In 1984 I was sitting in James Buchanan’s graduate seminar when he asks us to write a paper on “Who is the Individual in Economics?”  By that time I was a strategic enough student to realize that in answering questions from a professor perhaps I should read what that professor had to say on the subject and perhaps even read what their professors had to say on the subject before writing up my essay.  This lead to read a few essays by Frank Knight, and then eventually to an essay by Buchanan himself, “Natural and Artifactual Man.”  Buchanan’s essay blew me away then, and it still does to this day.  I would also recommend his essay “Afraid to Be Free” to readers of BHL.  In “Natural and Artifactual Man” Buchanan makes the statement that “Man wants liberty to become the man he wants to become.”
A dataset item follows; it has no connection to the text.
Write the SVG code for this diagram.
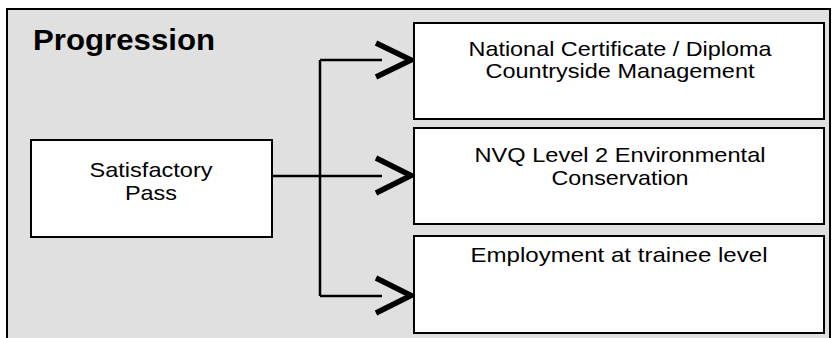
<svg xmlns="http://www.w3.org/2000/svg" width="840" height="338" viewBox="0 0 840 338">
<style>
.box{fill:#ffffff;stroke:#000000;stroke-width:2}
.t{font-family:"Liberation Sans",Arial,sans-serif;font-size:21px;fill:#000000;text-anchor:middle}
.title{font-family:"Liberation Sans",Arial,sans-serif;font-size:29px;font-weight:bold;fill:#000000}
.ln{fill:none;stroke:#000000;stroke-width:2.5}
.hd{fill:none;stroke:#000000;stroke-width:5.5;stroke-linecap:butt;stroke-linejoin:miter}
</style>
<rect width="840" height="338" fill="#ffffff"/>
<g id="panel">
<rect x="7" y="9" width="823" height="345" fill="#e0e0e0" stroke="#000000" stroke-width="2"/>
<text class="title" x="33" y="50" textLength="182" lengthAdjust="spacingAndGlyphs">Progression</text>
</g>
<g id="connectors">
<path class="ln" d="M272 176 H382 M320 60 V296 M320 60 H382 M320 296 H382"/>
<path class="hd" d="M376 43 L411 60 L376 77"/>
<path class="hd" d="M376 158 L411 175.5 L376 193"/>
<path class="hd" d="M376 278 L411 295.5 L376 313"/>
</g>
<g id="satisfactory">
<rect class="box" x="31" y="140" width="241" height="97"/>
<text class="t" x="151" y="177" textLength="123" lengthAdjust="spacingAndGlyphs">Satisfactory</text>
<text class="t" x="151" y="200" textLength="52" lengthAdjust="spacingAndGlyphs">Pass</text>
</g>
<g id="national">
<rect class="box" x="414" y="23" width="410" height="96"/>
<text class="t" x="620" y="56" textLength="303" lengthAdjust="spacingAndGlyphs">National Certificate / Diploma</text>
<text class="t" x="620" y="78" textLength="269" lengthAdjust="spacingAndGlyphs">Countryside Management</text>
</g>
<g id="nvq">
<rect class="box" x="414" y="128" width="410" height="96"/>
<text class="t" x="620" y="162" textLength="291" lengthAdjust="spacingAndGlyphs">NVQ Level 2 Environmental</text>
<text class="t" x="620" y="185" textLength="137" lengthAdjust="spacingAndGlyphs">Conservation</text>
</g>
<g id="employment">
<rect class="box" x="414" y="236" width="410" height="97"/>
<text class="t" x="619" y="262" textLength="297" lengthAdjust="spacingAndGlyphs">Employment at trainee level</text>
</g>
</svg>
During graduate school most of my philosophical reading and formal study was in the philosophy of science and phenomenology/hermeneutic philosophy.  Rawls, Nozick, Walzer, Dworkin, Espstein, etc. were part of of my reading and study, but not the primary focus of my philosophical inquiry at that time.  Popper, Lakatos, Polanyi, Quine, Hausman, Rosenberg, Caldwell, Maki, McCloskey were, along with Schutz, Charles Taylor, Paul Ricoeur, Gadamer, and Bernstein.  But I read these philosophers with the intent of carving out intellectual space in the formalistic and postivistic discipline of economics for an economics that focused on human agency, institutional analysis, and spontaneous order theory.  The entrepreneurial theory of the market process made so much sense to me, but the theory was pushed to the margins of the profession due to a preoccupation with model and measure methodology.

This focus redirected my earlier fascination with the individual’s freedom and ability to construct their own lives through their own plans and efforts.  But then I read Loren Lomasky’s Persons, Rights, and the Moral Community (Oxford University Press, 1987), and in particular his discussion of persons and projects.  On that first reading back in my last year of graduate school I termed Lomasky’s perspective as “Kirznerian” — or an entrepreneurial understanding of the individual constructing their own lives through their projects.  Lomasky’s book made me go back and look at David Norton’s and Roger Williams’s book, which were sitting on my shelves untouched since 1980.  Every time I read Lomasky’s book, which I now teach from, I get that jolt of youthful enthusiasm for an argument about how we as human beings are capable of constructing our own destinies and being creatures capable of true self-government.  We are the entrepreneurs of our own existence.  This is what gives us agency; this is what gives us dignity.  This is what it means to live a meaningful life.  To me, Lomasky’s book does not get discussed enough, nor does the concept of our entrepreneurial selves.